**What the task asks**
Only the span from the line containing "Clone this chart in matplotlib." down to the line containing "ax.spines['bottom'].set_zorder(5)" is to be printed, exactly and inclusively, with pictures omitted.
==== Exercise materials ====
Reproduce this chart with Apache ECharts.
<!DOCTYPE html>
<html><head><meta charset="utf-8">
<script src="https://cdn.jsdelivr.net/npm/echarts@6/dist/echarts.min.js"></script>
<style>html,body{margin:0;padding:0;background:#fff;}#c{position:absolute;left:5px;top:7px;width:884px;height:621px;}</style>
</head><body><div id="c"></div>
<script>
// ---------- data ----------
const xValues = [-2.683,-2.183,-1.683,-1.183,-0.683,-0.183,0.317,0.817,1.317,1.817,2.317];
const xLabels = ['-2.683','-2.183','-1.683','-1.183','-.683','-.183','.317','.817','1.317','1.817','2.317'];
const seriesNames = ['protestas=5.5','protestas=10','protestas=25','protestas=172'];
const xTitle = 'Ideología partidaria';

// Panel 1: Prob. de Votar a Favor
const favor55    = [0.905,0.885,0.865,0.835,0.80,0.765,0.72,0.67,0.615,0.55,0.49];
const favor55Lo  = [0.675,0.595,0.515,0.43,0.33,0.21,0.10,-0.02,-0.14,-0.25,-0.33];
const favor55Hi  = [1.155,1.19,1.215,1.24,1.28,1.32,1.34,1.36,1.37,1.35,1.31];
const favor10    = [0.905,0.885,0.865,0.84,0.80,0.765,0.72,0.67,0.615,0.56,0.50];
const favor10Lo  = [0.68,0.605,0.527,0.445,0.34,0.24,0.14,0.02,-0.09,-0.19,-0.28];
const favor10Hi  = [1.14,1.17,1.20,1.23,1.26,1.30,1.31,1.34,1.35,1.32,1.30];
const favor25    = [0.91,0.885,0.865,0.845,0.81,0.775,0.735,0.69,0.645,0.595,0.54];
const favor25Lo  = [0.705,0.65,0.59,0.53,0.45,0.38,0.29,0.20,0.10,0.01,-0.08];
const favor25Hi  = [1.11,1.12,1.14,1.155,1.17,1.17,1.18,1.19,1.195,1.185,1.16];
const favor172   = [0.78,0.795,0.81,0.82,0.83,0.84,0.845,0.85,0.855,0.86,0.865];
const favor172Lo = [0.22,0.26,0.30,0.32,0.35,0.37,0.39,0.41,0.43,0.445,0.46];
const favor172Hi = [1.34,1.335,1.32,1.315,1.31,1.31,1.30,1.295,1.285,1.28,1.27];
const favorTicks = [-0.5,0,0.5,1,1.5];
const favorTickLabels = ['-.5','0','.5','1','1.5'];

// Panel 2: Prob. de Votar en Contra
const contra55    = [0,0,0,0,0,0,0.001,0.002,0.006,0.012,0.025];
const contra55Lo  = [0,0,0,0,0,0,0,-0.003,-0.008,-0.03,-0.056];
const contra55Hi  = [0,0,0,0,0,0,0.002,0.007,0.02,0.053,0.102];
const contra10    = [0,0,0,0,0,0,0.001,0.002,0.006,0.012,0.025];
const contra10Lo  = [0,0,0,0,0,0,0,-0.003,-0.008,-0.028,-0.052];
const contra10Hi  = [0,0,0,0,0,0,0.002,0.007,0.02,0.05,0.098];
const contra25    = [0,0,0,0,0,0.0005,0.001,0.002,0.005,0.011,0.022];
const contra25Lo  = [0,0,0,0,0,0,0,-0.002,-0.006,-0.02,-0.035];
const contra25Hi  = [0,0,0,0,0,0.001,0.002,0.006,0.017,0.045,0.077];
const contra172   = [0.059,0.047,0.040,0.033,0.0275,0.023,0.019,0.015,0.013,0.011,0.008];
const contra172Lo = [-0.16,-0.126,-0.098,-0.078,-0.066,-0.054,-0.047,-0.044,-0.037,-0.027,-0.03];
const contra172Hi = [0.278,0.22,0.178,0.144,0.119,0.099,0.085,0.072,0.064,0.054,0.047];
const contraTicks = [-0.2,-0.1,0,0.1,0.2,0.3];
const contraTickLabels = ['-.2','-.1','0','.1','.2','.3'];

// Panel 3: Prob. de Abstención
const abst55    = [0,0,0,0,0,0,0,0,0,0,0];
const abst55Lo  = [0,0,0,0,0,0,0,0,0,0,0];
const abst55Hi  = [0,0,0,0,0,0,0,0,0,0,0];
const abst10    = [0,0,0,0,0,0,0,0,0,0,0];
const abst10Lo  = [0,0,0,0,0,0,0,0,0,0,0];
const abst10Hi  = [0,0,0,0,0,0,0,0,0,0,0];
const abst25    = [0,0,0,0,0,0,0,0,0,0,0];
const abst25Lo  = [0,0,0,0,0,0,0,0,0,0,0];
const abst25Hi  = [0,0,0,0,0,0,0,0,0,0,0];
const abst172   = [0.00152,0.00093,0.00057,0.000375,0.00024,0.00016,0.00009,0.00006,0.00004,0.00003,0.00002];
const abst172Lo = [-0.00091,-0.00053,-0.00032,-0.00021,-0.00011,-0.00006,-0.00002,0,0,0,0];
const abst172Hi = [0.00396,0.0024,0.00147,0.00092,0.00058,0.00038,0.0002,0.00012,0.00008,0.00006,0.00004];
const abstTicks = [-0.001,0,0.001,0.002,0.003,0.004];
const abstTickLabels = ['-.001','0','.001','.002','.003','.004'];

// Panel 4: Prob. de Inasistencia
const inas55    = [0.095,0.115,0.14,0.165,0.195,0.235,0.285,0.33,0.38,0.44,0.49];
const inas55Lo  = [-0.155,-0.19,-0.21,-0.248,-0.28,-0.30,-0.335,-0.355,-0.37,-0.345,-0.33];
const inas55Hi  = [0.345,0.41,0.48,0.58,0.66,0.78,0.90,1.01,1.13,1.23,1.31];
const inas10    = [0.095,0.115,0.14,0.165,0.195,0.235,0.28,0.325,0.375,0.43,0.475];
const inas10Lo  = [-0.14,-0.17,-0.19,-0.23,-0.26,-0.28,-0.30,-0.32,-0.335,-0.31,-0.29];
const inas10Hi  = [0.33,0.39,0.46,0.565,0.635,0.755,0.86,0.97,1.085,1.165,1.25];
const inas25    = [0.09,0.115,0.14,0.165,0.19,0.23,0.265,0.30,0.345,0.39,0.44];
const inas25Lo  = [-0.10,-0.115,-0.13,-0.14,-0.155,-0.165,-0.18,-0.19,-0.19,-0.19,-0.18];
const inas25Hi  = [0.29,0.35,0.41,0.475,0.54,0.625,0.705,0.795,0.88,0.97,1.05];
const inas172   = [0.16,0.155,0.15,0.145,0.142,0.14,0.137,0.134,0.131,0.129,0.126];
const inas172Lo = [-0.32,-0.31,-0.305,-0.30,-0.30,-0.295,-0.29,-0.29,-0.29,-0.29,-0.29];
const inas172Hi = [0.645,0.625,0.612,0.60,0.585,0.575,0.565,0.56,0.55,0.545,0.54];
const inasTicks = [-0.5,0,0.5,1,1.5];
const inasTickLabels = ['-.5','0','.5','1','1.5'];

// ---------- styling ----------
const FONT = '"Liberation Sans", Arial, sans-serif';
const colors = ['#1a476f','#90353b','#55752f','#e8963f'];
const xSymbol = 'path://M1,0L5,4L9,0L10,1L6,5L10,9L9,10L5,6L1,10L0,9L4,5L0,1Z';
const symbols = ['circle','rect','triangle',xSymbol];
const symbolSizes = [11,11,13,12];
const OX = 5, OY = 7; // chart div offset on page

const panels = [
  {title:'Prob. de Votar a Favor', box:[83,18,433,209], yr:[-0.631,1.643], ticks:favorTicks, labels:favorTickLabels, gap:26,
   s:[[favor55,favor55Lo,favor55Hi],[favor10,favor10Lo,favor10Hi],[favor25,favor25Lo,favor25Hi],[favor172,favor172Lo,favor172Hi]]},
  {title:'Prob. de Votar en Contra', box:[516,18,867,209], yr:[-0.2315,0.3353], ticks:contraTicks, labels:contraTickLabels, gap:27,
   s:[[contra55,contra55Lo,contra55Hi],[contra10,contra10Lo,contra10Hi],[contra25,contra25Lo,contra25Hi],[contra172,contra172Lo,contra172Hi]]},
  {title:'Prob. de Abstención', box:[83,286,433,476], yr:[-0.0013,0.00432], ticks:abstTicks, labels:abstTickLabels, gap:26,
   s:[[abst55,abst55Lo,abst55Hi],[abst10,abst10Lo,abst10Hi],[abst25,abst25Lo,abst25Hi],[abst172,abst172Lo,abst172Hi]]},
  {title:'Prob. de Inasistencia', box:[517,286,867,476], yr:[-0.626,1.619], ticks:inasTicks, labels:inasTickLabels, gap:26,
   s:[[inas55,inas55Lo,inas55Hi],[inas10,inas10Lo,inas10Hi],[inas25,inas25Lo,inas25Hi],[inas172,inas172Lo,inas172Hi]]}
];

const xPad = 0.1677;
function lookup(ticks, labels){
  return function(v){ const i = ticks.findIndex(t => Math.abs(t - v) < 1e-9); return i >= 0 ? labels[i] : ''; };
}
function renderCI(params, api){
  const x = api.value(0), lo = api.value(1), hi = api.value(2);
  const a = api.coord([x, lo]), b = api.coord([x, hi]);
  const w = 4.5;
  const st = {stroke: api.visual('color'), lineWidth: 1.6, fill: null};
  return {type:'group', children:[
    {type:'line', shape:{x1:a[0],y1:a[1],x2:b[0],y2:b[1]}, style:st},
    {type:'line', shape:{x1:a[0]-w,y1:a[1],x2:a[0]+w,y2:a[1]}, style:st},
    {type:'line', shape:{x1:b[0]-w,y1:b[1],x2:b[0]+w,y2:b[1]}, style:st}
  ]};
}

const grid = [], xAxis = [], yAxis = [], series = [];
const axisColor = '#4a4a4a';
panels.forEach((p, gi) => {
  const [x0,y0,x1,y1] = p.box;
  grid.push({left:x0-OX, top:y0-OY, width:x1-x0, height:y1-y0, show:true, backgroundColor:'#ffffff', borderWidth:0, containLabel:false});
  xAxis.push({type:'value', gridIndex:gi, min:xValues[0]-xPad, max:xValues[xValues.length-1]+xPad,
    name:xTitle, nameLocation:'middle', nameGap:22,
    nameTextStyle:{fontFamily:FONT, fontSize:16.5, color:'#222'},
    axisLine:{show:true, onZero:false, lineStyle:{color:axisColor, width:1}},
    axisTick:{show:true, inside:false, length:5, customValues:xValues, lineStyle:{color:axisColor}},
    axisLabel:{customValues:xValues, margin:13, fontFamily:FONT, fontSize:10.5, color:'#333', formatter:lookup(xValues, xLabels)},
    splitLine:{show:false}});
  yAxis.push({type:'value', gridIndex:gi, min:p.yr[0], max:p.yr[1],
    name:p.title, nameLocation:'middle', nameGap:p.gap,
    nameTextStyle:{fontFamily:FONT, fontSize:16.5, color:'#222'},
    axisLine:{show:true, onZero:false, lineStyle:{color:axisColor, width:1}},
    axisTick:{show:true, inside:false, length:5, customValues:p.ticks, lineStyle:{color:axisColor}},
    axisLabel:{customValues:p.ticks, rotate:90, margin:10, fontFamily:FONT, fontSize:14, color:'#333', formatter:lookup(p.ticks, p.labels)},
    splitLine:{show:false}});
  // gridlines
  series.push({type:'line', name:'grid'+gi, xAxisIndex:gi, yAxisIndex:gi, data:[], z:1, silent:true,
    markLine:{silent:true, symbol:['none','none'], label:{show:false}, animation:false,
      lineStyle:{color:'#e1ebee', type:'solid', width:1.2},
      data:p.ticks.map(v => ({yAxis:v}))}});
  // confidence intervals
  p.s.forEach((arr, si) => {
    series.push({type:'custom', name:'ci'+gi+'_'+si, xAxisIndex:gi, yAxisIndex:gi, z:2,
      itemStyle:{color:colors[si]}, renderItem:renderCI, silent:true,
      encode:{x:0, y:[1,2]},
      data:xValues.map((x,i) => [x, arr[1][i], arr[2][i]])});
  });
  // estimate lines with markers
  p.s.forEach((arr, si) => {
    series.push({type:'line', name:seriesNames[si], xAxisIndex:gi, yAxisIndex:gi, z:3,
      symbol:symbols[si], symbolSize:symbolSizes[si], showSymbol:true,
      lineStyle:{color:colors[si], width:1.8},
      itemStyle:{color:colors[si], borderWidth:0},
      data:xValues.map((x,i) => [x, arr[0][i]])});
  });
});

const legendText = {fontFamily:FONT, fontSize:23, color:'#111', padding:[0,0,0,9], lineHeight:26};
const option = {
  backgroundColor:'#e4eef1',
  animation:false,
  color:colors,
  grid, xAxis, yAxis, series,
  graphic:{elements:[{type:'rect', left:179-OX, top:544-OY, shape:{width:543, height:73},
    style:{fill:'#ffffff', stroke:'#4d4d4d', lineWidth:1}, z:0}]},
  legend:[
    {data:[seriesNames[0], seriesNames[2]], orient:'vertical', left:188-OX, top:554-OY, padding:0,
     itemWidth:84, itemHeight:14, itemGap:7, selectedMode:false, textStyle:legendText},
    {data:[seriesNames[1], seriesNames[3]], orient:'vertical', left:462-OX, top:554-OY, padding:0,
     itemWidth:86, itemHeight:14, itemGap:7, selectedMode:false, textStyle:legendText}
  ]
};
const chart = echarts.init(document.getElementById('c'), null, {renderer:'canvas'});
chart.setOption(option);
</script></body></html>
====
==== Exercise materials ====
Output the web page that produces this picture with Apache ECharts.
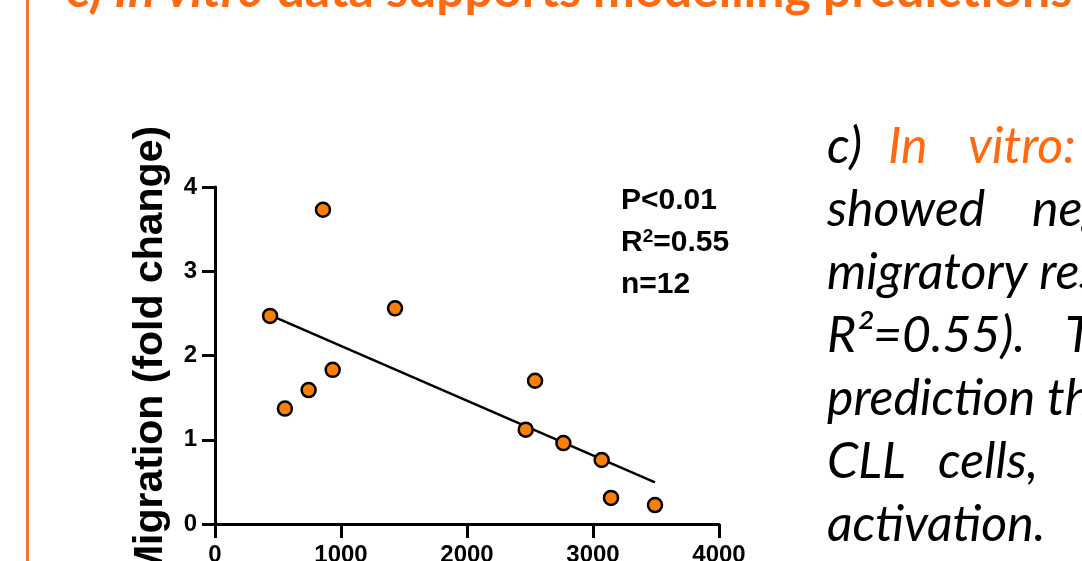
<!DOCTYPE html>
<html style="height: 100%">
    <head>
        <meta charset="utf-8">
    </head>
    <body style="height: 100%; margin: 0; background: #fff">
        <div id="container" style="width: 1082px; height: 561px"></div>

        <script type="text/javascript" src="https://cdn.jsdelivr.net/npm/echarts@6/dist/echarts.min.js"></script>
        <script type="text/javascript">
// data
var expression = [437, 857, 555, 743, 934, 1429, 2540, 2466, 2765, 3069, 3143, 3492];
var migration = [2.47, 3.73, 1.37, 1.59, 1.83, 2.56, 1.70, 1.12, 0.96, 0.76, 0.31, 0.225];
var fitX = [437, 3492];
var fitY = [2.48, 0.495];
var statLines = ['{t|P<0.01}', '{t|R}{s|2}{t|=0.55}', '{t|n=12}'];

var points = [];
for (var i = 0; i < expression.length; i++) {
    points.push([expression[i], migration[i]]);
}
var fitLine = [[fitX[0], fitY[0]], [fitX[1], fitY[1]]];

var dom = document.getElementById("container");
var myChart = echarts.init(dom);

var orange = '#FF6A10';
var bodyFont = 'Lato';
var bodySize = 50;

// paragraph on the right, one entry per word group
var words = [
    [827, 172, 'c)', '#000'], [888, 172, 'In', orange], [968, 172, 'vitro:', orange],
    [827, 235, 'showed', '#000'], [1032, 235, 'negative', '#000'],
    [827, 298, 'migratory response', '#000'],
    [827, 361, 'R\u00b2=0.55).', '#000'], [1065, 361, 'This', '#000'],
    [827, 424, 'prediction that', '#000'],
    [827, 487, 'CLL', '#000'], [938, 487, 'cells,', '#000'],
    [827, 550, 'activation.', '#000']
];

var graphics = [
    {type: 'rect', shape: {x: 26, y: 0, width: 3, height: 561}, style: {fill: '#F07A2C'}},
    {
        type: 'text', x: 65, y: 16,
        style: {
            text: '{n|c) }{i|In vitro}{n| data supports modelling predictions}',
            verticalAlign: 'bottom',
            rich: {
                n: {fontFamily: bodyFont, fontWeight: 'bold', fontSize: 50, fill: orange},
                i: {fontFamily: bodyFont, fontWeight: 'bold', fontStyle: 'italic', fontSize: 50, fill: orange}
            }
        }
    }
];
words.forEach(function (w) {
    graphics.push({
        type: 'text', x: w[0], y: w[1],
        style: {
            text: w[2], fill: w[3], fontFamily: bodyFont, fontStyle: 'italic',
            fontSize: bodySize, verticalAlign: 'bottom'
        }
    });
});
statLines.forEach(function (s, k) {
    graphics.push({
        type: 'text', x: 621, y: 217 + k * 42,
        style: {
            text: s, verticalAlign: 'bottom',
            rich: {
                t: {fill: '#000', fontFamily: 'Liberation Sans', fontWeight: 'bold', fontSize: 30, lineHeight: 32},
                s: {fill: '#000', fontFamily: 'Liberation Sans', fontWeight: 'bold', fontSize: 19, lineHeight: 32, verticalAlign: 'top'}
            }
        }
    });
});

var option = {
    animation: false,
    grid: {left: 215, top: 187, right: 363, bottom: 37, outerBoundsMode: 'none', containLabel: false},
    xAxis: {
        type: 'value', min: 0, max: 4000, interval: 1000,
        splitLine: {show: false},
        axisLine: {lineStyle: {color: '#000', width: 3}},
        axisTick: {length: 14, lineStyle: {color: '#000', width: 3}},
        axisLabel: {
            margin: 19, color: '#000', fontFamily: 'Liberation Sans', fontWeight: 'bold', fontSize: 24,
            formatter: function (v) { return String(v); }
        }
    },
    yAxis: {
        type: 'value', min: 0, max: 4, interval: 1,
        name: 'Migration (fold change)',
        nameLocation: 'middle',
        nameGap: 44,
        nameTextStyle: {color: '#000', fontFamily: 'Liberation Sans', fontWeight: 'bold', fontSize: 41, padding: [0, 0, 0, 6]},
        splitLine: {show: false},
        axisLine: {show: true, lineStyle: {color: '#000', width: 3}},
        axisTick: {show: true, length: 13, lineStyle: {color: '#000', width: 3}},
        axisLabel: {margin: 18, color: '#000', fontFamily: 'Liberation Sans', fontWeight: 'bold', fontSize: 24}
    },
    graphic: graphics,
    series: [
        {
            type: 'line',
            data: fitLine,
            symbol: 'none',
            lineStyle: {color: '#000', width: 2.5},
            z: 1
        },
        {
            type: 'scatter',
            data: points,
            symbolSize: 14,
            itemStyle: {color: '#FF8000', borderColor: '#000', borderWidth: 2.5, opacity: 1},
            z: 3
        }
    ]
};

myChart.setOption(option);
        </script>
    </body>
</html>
====
==== Exercise materials ====
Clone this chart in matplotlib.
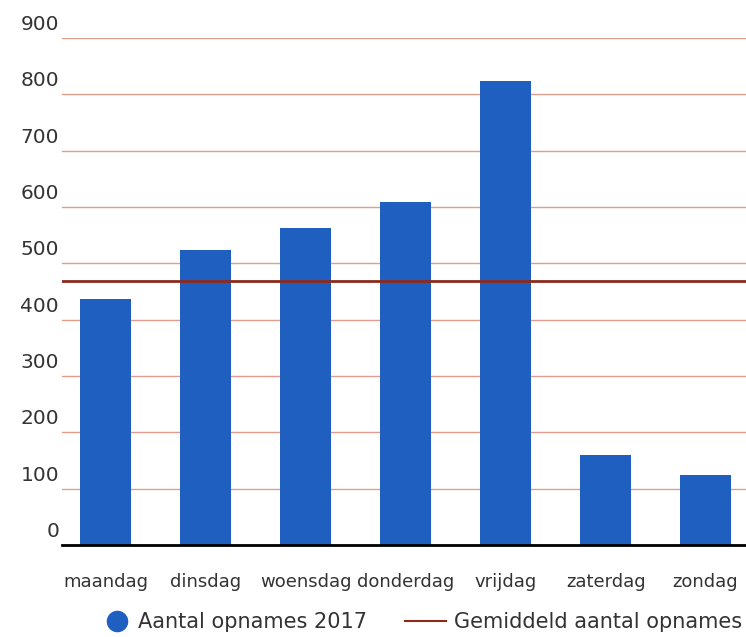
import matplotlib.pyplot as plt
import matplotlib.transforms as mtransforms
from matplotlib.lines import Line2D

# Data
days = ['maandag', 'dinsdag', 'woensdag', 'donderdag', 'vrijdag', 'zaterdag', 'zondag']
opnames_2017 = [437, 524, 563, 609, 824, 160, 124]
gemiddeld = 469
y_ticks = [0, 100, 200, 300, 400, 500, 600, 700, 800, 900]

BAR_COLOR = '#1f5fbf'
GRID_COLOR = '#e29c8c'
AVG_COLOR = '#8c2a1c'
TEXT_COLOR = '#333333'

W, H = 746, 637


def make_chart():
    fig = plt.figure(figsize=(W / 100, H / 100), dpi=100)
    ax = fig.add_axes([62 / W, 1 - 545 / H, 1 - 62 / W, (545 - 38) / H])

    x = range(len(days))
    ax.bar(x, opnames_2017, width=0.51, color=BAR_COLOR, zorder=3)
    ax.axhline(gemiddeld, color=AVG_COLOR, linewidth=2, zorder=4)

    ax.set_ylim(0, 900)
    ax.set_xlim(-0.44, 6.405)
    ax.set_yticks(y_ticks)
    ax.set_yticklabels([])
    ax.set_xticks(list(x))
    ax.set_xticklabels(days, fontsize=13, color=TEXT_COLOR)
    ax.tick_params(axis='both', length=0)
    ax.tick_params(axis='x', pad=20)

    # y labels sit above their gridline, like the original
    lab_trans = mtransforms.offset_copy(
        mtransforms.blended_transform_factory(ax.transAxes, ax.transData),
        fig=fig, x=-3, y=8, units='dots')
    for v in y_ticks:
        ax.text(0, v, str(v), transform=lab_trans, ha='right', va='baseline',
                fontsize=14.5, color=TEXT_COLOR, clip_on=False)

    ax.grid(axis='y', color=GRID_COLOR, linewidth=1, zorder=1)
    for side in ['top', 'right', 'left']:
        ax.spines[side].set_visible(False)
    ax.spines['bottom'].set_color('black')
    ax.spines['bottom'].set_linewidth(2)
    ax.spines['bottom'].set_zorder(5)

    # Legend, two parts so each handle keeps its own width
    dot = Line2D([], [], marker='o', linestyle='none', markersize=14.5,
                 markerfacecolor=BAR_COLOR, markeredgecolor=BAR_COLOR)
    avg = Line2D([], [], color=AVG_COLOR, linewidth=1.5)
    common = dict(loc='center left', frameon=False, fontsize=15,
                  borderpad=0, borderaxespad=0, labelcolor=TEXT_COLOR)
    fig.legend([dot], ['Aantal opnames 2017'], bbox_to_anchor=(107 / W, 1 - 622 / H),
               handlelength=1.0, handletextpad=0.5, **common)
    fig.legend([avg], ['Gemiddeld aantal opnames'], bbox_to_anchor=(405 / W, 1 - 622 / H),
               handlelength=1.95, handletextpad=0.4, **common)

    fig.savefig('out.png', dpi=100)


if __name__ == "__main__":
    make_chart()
====
**Solved exercise**
Clone this chart in matplotlib.
import matplotlib.pyplot as plt
import matplotlib.transforms as mtransforms
from matplotlib.lines import Line2D

# Data
days = ['maandag', 'dinsdag', 'woensdag', 'donderdag', 'vrijdag', 'zaterdag', 'zondag']
opnames_2017 = [437, 524, 563, 609, 824, 160, 124]
gemiddeld = 469
y_ticks = [0, 100, 200, 300, 400, 500, 600, 700, 800, 900]

BAR_COLOR = '#1f5fbf'
GRID_COLOR = '#e29c8c'
AVG_COLOR = '#8c2a1c'
TEXT_COLOR = '#333333'

W, H = 746, 637


def make_chart():
    fig = plt.figure(figsize=(W / 100, H / 100), dpi=100)
    ax = fig.add_axes([62 / W, 1 - 545 / H, 1 - 62 / W, (545 - 38) / H])

    x = range(len(days))
    ax.bar(x, opnames_2017, width=0.51, color=BAR_COLOR, zorder=3)
    ax.axhline(gemiddeld, color=AVG_COLOR, linewidth=2, zorder=4)

    ax.set_ylim(0, 900)
    ax.set_xlim(-0.44, 6.405)
    ax.set_yticks(y_ticks)
    ax.set_yticklabels([])
    ax.set_xticks(list(x))
    ax.set_xticklabels(days, fontsize=13, color=TEXT_COLOR)
    ax.tick_params(axis='both', length=0)
    ax.tick_params(axis='x', pad=20)

    # y labels sit above their gridline, like the original
    lab_trans = mtransforms.offset_copy(
        mtransforms.blended_transform_factory(ax.transAxes, ax.transData),
        fig=fig, x=-3, y=8, units='dots')
    for v in y_ticks:
        ax.text(0, v, str(v), transform=lab_trans, ha='right', va='baseline',
                fontsize=14.5, color=TEXT_COLOR, clip_on=False)

    ax.grid(axis='y', color=GRID_COLOR, linewidth=1, zorder=1)
    for side in ['top', 'right', 'left']:
        ax.spines[side].set_visible(False)
    ax.spines['bottom'].set_color('black')
    ax.spines['bottom'].set_linewidth(2)
    ax.spines['bottom'].set_zorder(5)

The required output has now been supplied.